A COUPLE of Adver stories have got me thinking about advertising, public images and stuff like that, writes BARRIE HUDSON.
One was about Great Western Railway having to pay out more than £6m over the past year to passengers who suffered unacceptable delays.
The other was about local shopkeepers responding to the upcoming law change, which will see cigarettes sold in plain packets with photos of diseased lungs and whatnot.
Whenever I hear a story involving Great Western Railway I always suffer a slight mental derailment. Surely Great Western Railway hasn’t been around for decades. Surely it was the old firm associated with efficient and punctual steam services hauling happy passengers all over the country, with cheery and well-treated staff and with perfectly-tended stations. Then, as with a recent bereavement momentarily and blissfully forgotten, I remember that Great Western Railway is what the former First Great Western calls itself these days.
I daresay the name was chosen precisely because of its association with the glories of the past and the magnificent human beings who made them possible.
A cynic might suggest that the change of name is an insult to our intelligence. A cynic might suggest the company is effectively saying: “The public are so slobberingly stupid, so utterly devoid of grey matter, that we can get away with offering the same rubbishy old service for years to come if we change our name to something fondly remembered.”
I, however, am not a cynic. I believe the company may be on to something, and that rebranding is a great way of making improvements without having to do anything difficult, such as improving.
Accordingly, I’m going to experiment with applying similar principles to my day-to-day life.
For starters, I’m going to do something about being a baldy bloke. Not that I’m especially bothered about being a baldy bloke, but this is science.

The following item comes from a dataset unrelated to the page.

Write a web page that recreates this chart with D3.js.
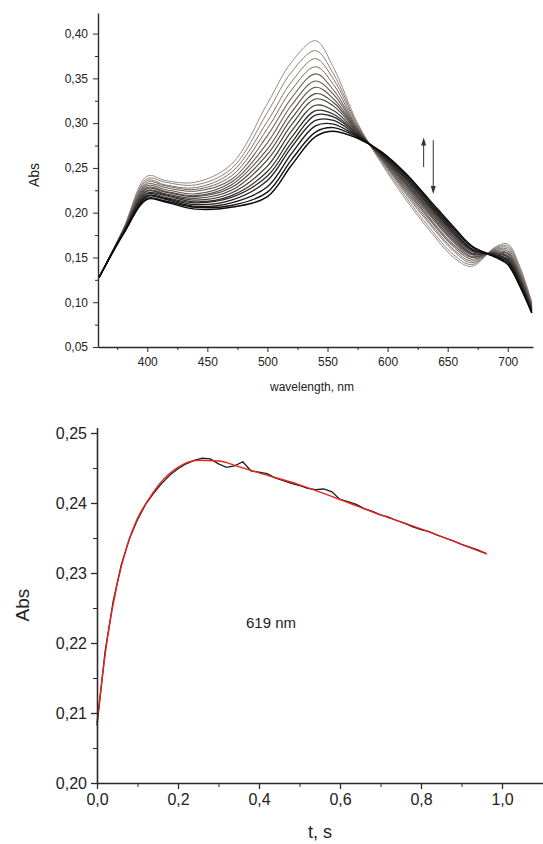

The normal strategy for a baldy bloke who wants to stop being a baldy bloke is to spend hundreds of quid on a wig, thousands on a transplant or experiment with one of those expensive lotions you end up having to buy for the rest of your life, and which seem to make your scalp grow a light dusting of armpit hair.
I’ll be following the First Great Western/Great Western Railway strategy instead. I’ve nicked a black felt tip pen from the stationery cupboard and I’m going to write the word ‘hair’ in big letters on the top of my head. Then I’m off to the barber’s to get it styled.
I’m also throwing out my list of diet tips for blokes of a certain age, along with every item of exercise equipment in the house. Instead, I’m going to carry on drinking beer and eating big cakes, then take my trusty felt tip pen and write the words ‘six pack’ on my abdomen.
While I’m at it, I’m going to write “20/20 vision” very carefully on each eyelid so I can drive without wearing my glasses.
I’ve also decided, alongside three friends of mine, that we should have been legendary rock stars in spite of not being able to sing, play an instrument or write songs, and of having no stage presence whatsoever.
Come and check us out when we get our first gig.
We’re calling ourselves The Beatles.
Meanwhile, the story about the fag packets with pictures of poorly people’s parts also intrigued me.
Perhaps it could be taken up by the food industry and the booze industry, with shots of leathery livers, fat-shrouded pancreases and suchlike.
I’m sure our leaders would press ahead with such a measure irrespective of the possible impact on political donations and future directorships.
Now I think about it, we could take the principle even further, with the cover of every manifesto showing a bull fertilising a field in a way that comes naturally.
Alert over blackmail
THE police have delivered a timely warning about online sexual blackmail.
This is what happens when crooks trick the unwary into performing embarrassing acts in front of a webcam, then threaten to send the footage to their contacts.
If you are a person who likes doing unusual things online, then good luck to you so long as you’re not hurting anybody.
To protect yourself, I suggest you make a new screensaver – a collage of photos including images of your boss, your mum, your dad, your granny, your granddad and your pets.
Think of them as being able to see whatever it is you’re considering doing, even if some are watching from Heaven.
That should put you off doing anything too compromising.
Or put you off doing anything at all.
If it doesn’t, the risk of blackmail may be the least of your problems.
Tax shame councillor must be outed
SWINDON Borough Council refused to name a councillor ordered by magistrates to cough up £981.62 in unpaid council tax.
The elected representative had disputed the sum but eventually paid.
The council’s statement read in part: “We would not release the details of a member of the public in such circumstances.”
Well, that’s fine and dandy, but the public have nothing to do with setting the council tax.
Councillors, however, have everything to do with setting the council tax.
They are part of an organisation called a council, which sets the council tax.
If they decide, for whatever reason, not to pay the council tax set by a council of which they are a member, then those of us who are not councillors have the right to know who they are and the circumstances of their refusal.
Should we be denied that right, we are perfectly entitled to conclude that there’s one rule for them and another for everybody else.
Assuming we haven’t already done so a long, long time ago.